Data entries >>

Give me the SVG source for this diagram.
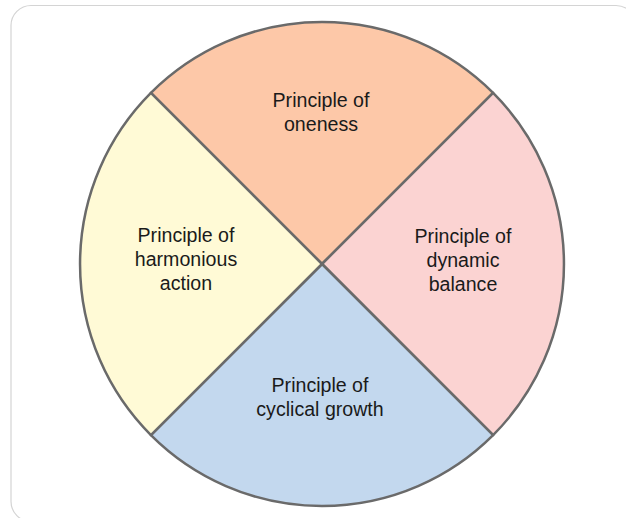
<svg xmlns="http://www.w3.org/2000/svg" width="626" height="518" viewBox="0 0 626 518">
<style>
.sec{stroke:#6a6a6a;stroke-width:2.5;stroke-linejoin:round}
.lbl{font-family:"Liberation Sans",Arial,sans-serif;font-size:19.6px;fill:#1a1a1a;text-anchor:middle}
</style>
<rect x="0" y="0" width="626" height="518" fill="#ffffff"/>
<rect x="11" y="5.5" width="625" height="516" rx="20" ry="20" fill="#ffffff" stroke="#d4d4d4" stroke-width="1.2"/>
<g id="oneness">
<path class="sec" d="M322,264 L150.9,92.9 A242,242 0 0 1 493.1,92.9 Z" fill="#fdc8a8"/>
<text class="lbl" x="321" y="107">Principle of</text>
<text class="lbl" x="321" y="131">oneness</text>
</g>
<g id="dynamic-balance">
<path class="sec" d="M322,264 L493.1,92.9 A242,242 0 0 1 493.1,435.1 Z" fill="#fbd3d2"/>
<text class="lbl" x="463" y="243">Principle of</text>
<text class="lbl" x="463" y="267">dynamic</text>
<text class="lbl" x="463" y="291">balance</text>
</g>
<g id="cyclical-growth">
<path class="sec" d="M322,264 L493.1,435.1 A242,242 0 0 1 150.9,435.1 Z" fill="#c3d8ee"/>
<text class="lbl" x="320" y="392">Principle of</text>
<text class="lbl" x="320" y="416">cyclical growth</text>
</g>
<g id="harmonious-action">
<path class="sec" d="M322,264 L150.9,435.1 A242,242 0 0 1 150.9,92.9 Z" fill="#fffad6"/>
<text class="lbl" x="186" y="242">Principle of</text>
<text class="lbl" x="186" y="266">harmonious</text>
<text class="lbl" x="186" y="290">action</text>
</g>
<g id="connectors"></g>
</svg>
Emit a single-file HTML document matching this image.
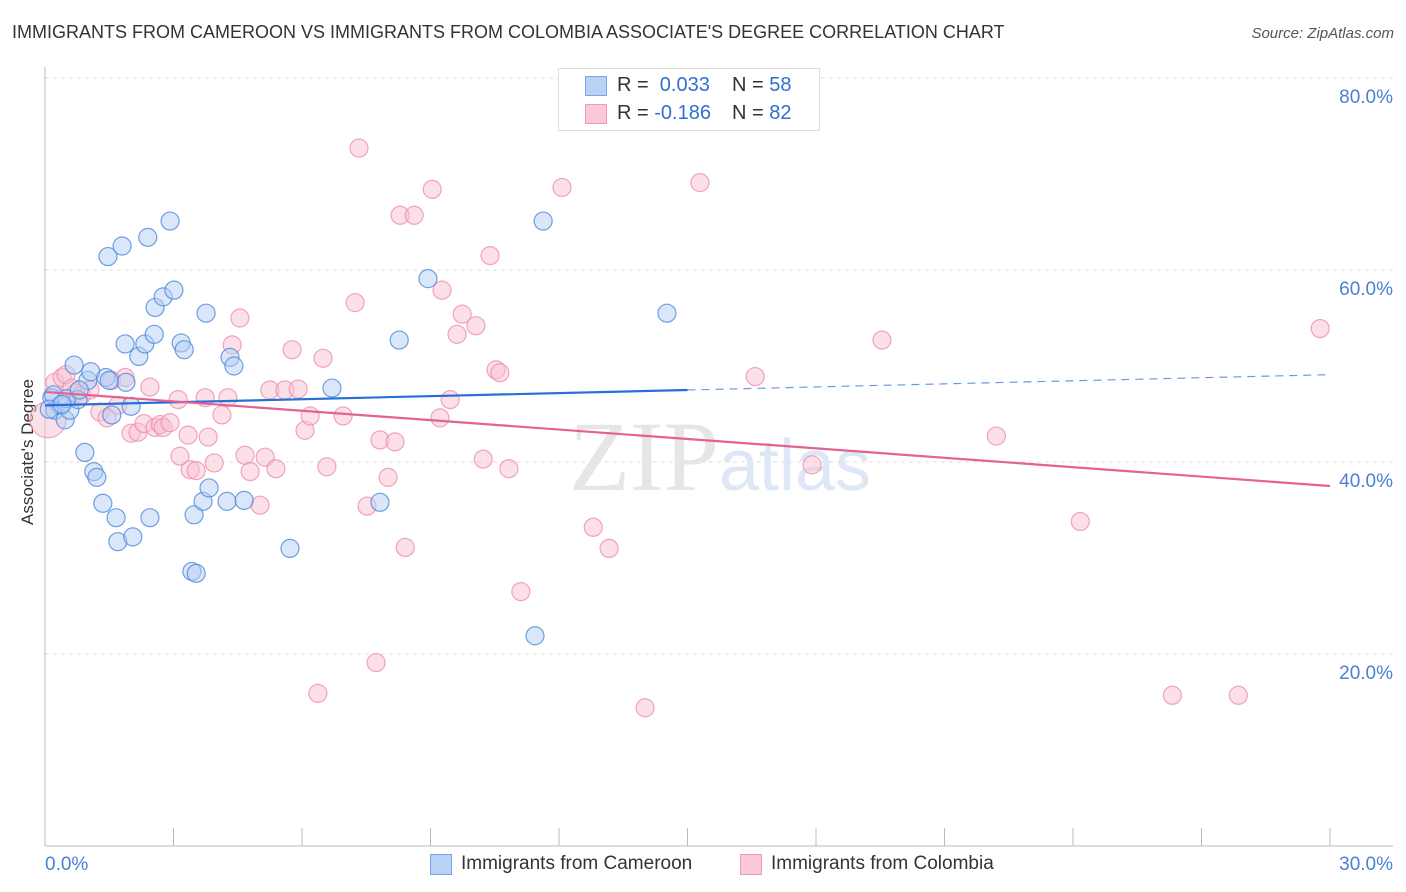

Short problem >> Return the listing above word for word, with the pictures removed.

Finished exercise >>
Give me the SVG source for this diagram.
<svg xmlns="http://www.w3.org/2000/svg" width="626" height="518" viewBox="0 0 626 518">
<style>
.sec{stroke:#6a6a6a;stroke-width:2.5;stroke-linejoin:round}
.lbl{font-family:"Liberation Sans",Arial,sans-serif;font-size:19.6px;fill:#1a1a1a;text-anchor:middle}
</style>
<rect x="0" y="0" width="626" height="518" fill="#ffffff"/>
<rect x="11" y="5.5" width="625" height="516" rx="20" ry="20" fill="#ffffff" stroke="#d4d4d4" stroke-width="1.2"/>
<g id="oneness">
<path class="sec" d="M322,264 L150.9,92.9 A242,242 0 0 1 493.1,92.9 Z" fill="#fdc8a8"/>
<text class="lbl" x="321" y="107">Principle of</text>
<text class="lbl" x="321" y="131">oneness</text>
</g>
<g id="dynamic-balance">
<path class="sec" d="M322,264 L493.1,92.9 A242,242 0 0 1 493.1,435.1 Z" fill="#fbd3d2"/>
<text class="lbl" x="463" y="243">Principle of</text>
<text class="lbl" x="463" y="267">dynamic</text>
<text class="lbl" x="463" y="291">balance</text>
</g>
<g id="cyclical-growth">
<path class="sec" d="M322,264 L493.1,435.1 A242,242 0 0 1 150.9,435.1 Z" fill="#c3d8ee"/>
<text class="lbl" x="320" y="392">Principle of</text>
<text class="lbl" x="320" y="416">cyclical growth</text>
</g>
<g id="harmonious-action">
<path class="sec" d="M322,264 L150.9,435.1 A242,242 0 0 1 150.9,92.9 Z" fill="#fffad6"/>
<text class="lbl" x="186" y="242">Principle of</text>
<text class="lbl" x="186" y="266">harmonious</text>
<text class="lbl" x="186" y="290">action</text>
</g>
<g id="connectors"></g>
</svg>
Emit a single-file HTML document matching this image.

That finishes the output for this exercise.